Sunday, May 12, 2013

Symptoms of Bipolar Disorder - Do You Have Any of These?

First off, if you are reading this, then it's unlikely that you have a severe case of bipolar disorder (a.k.a. "manic depression"), unless you happen to be in a normal mood level right now...

Because according to the NIMH--National Institute of Mental Health--people with bipolar disorder often don't realize they need help...or they assume their condition is due to something else entirely and will fiercely deny needing help.

In any case, here's what we're going to go over in this article:

1. Some background info on bipolar disorder.
2. The sometimes scary symptoms of mania--a "manic" episode.
3. Symptoms of depression--a "depressive" episode.
4. A doctor speaks out about how manic-depression affects her--in her own words. (This is interesting by itself.) 5. What you should do.
6. The good news.
7. Important note on suicide.

Let's get started:

1. Background info: Bipolar disorder is a disease of extremes: A person is known as "bipolar" if he or she switches from an overly-happy mood to an abnormally sad mood within a relatively short period of time.

Bipolar disorder is also known as "manic depressive illness," with the manic episodes being the 'highs' and the depressive episodes being the 'lows.' Either extreme is bad, and can lead to suicide or doing things so extreme as to be a danger to oneself or others.

Serious cases require medication to dampen out the extreme highs and lows.

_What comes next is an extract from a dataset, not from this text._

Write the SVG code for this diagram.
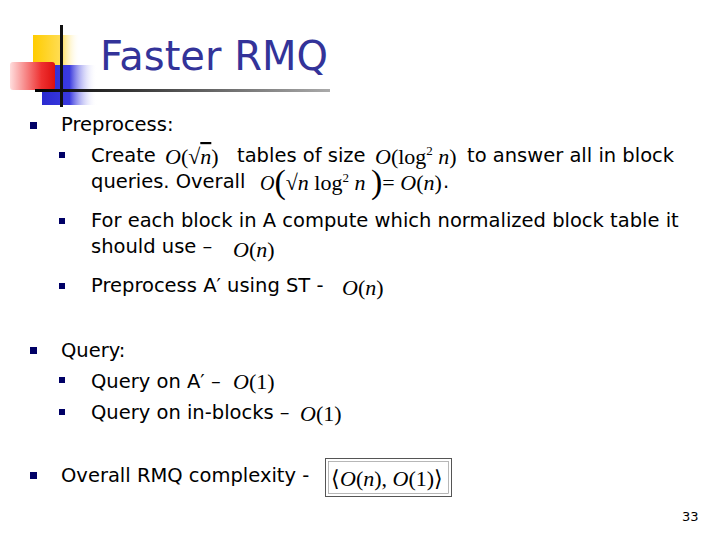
<svg xmlns="http://www.w3.org/2000/svg" width="720" height="540" viewBox="0 0 720 540">
<defs>
<linearGradient id="gy" x1="0" x2="1"><stop offset="0" stop-color="#ffcc00"/><stop offset="0.6" stop-color="#ffdd55"/><stop offset="1" stop-color="#fff" stop-opacity="0"/></linearGradient>
<linearGradient id="gb" x1="0" x2="1"><stop offset="0" stop-color="#2a2ad0"/><stop offset="0.5" stop-color="#3a3ae0"/><stop offset="1" stop-color="#fff" stop-opacity="0"/></linearGradient>
<linearGradient id="gr" x1="0" x2="1"><stop offset="0" stop-color="#ffdddd"/><stop offset="0.7" stop-color="#ee3030"/><stop offset="1" stop-color="#dd1010"/></linearGradient>
<linearGradient id="gl" x1="0" x2="1"><stop offset="0" stop-color="#000"/><stop offset="1" stop-color="#aaa"/></linearGradient>
<style>
.t{font-family:"DejaVu Sans",sans-serif;font-size:19.5px;fill:#000}
.m{font-family:"Liberation Serif",serif;font-size:22px;fill:#000}
.i{font-style:italic}
.b{fill:#000066}
</style>
</defs>
<rect width="720" height="540" fill="#fff"/>
<g id="logo">
<rect x="33" y="35" width="47" height="45" fill="url(#gy)"/>
<rect x="42" y="65" width="55" height="40" fill="url(#gb)"/>
<rect x="10" y="62" width="45" height="28" rx="3" fill="url(#gr)"/>
<rect x="60" y="25" width="3" height="82" fill="#111"/>
<rect x="35" y="89" width="295" height="3" fill="url(#gl)"/>
</g>
<text x="100" y="70" font-family="DejaVu Sans,sans-serif" font-size="40" fill="#333399">Faster RMQ</text>
<g id="bullets">
<rect x="30" y="122" width="7" height="7" class="b"/>
<rect x="59" y="152" width="6" height="6" class="b"/>
<rect x="59" y="218" width="6" height="6" class="b"/>
<rect x="59" y="283" width="6" height="6" class="b"/>
<rect x="30" y="347" width="7" height="7" class="b"/>
<rect x="59" y="377" width="6" height="6" class="b"/>
<rect x="59" y="409" width="6" height="6" class="b"/>
<rect x="30" y="472" width="7" height="7" class="b"/>
</g>
<text class="t" x="61" y="131">Preprocess:</text>
<text class="t" x="91" y="162">Create</text>
<text class="m" x="165" y="164" font-size="24"><tspan class="i">O</tspan>(√<tspan class="i" text-decoration="overline">n</tspan>)</text>
<text class="t" x="237" y="162">tables of size</text>
<text class="m" x="375" y="164" font-size="23"><tspan class="i">O</tspan>(log<tspan font-size="13" dy="-9">2</tspan><tspan dy="9"> </tspan><tspan class="i">n</tspan>)</text>
<text class="t" x="467" y="162">to answer all in block</text>
<text class="t" x="91" y="188">queries.  Overall</text>
<text class="m" x="260" y="190"><tspan class="i" font-size="20">O</tspan><tspan font-size="34" dy="3">(</tspan><tspan dy="-3">√</tspan><tspan class="i">n</tspan> log<tspan font-size="13" dy="-8">2</tspan><tspan dy="8"> </tspan><tspan class="i">n</tspan> <tspan font-size="34" dy="3">)</tspan><tspan dy="-3">= </tspan><tspan class="i">O</tspan>(<tspan class="i">n</tspan>)</text>
<text class="t" x="443" y="188">.</text>
<text class="t" x="91" y="227">For each block in A compute which normalized block table it</text>
<text class="t" x="91" y="253">should use –</text>
<text class="m" x="233" y="257" font-size="19"><tspan class="i">O</tspan>(<tspan class="i">n</tspan>)</text>
<text class="t" x="91" y="292">Preprocess A′ using ST -</text>
<text class="m" x="342" y="295" font-size="23"><tspan class="i">O</tspan>(<tspan class="i">n</tspan>)</text>
<text class="t" x="61" y="357">Query:</text>
<text class="t" x="91" y="388">Query on A′ –</text>
<text class="m" x="233" y="389"><tspan class="i">O</tspan>(1)</text>
<text class="t" x="91" y="419">Query on in-blocks –</text>
<text class="m" x="300" y="421" font-size="23"><tspan class="i">O</tspan>(1)</text>
<text class="t" x="61" y="482">Overall RMQ complexity -</text>
<g id="box">
<rect x="325.5" y="458.5" width="126" height="38" fill="none" stroke="#555" stroke-width="1"/>
<rect x="328.5" y="461.5" width="120" height="32" fill="none" stroke="#999" stroke-width="0.7"/>
<text class="m" x="331" y="486" font-size="24">⟨<tspan class="i">O</tspan>(<tspan class="i">n</tspan>), <tspan class="i">O</tspan>(1)⟩</text>
</g>
<text x="682" y="521" font-family="DejaVu Sans,sans-serif" font-size="13">33</text>
</svg>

Usually the medications must be taken for years--not just taken when an episode occurs, but daily regardless. (Lithium is the usual mood-stabilizing drug used, although there are several new drugs being tested.)

2. Typical symptoms of someone experiencing mania--a "manic" episode. (According to the NIMH, at least 3 of these symptoms must be present most of each day for one week or more to qualify as mania):

  • High energy, restlessness

  • Excessively euphoric mood

  • Extreme irritability

  • Racing thoughts and talking very fast, jumping from one idea to another

  • Sleeping very little

  • Easily distracted; can't concentrate

  • Exercising poor judgment

  • Going on spending sprees

  • An unrealistic sense of power and invincibility

  • Unusual increase in sex drive

  • Aggressive, provocative and intrusive behavior

  • Abuse of drugs--especially cocaine, alcohol and sleeping pills.

  • A denial that anything is wrong.

3. Typical symptoms of someone experiencing depression--a "depressive" episode. (According to the NIMH, at least 5 of these symptoms must be present most of each day for two weeks or more):

  • Sad, empty, or anxious mood.

  • Feelings of worthlessness, guilt, or helplessness.

  • Feelings of pessimism and hopelessness.

  • Low energy state; extreme fatigue as if moving through molasses.

  • Restlessness or irritability.

  • Difficulty in making decisions, concentrating, and remembering.

  • Abnormal sleep patterns; usually sleeping too much, but also inability to sleep.

  • Overeating and weight gain or the opposite.

  • Chronic body pains that are inexplicable; no injury caused them.

  • Loss of interest or pleasure in things once enjoyed, including sex.

  • Thoughts of suicide or death.

4. Quote from Dr. Kay Redfield:

"Manic-depression distorts moods and thoughts, incites dreadful behaviors, destroys the basis of rational thought, and too often erodes the desire and will to live. It is an illness that is biological in its origins, yet one that feels psychological in the experience of it; an illness that is unique in conferring advantage and pleasure, yet one that brings in its wake almost unendurable suffering and, not infrequently, suicide. "I am fortunate that I have not died from my illness, fortunate in having received the best medical care available, and fortunate in having the friends, colleagues, and family that I do." -Kay Redfield Jamison, Ph.D., "An Unquiet Mind," 1995, page 6, Random House

5. What you should do:

O.K., so you've gone down the list of symptoms. And according to the NIMH rules for frequency and duration, you think you have the classic symptoms of bipolar disorder. Now what?

You should see a health professional immediately, if not sooner. Here's why:

Because if you DO have a severe case of manic depression, then obviously your condition is in "remission" for now, and you are able to actually do something about it. Or if you have a milder case, you should still see a doctor who is trained in treating bipolar disorder anyway...

Because like diabetes or heart disease, true manic depression requires a lifelong treatment plan; the disease is never really "cured," but controlled. But you can still live a completely normal, happy life with the right treatment and a desire to be well.

6. The good news:

Just the fact that you are seeking information on the subject is a good sign, and bodes well for your treatment and recovery. If you are seeking information on bipolar disorder for someone you know or love, get them help as soon as possible. (You are doing a wonderful thing--thank you!!)

7. Important note on suicide:

People with symptoms of bipolar disorder are often suicidal. If you are feeling suicidal or know someone who is, call 911 or a doctor immediately. Do not allow yourself or the suicidal person to be left alone. And make darn sure that there is no access to instruments of suicide--like guns, medication, and so forth.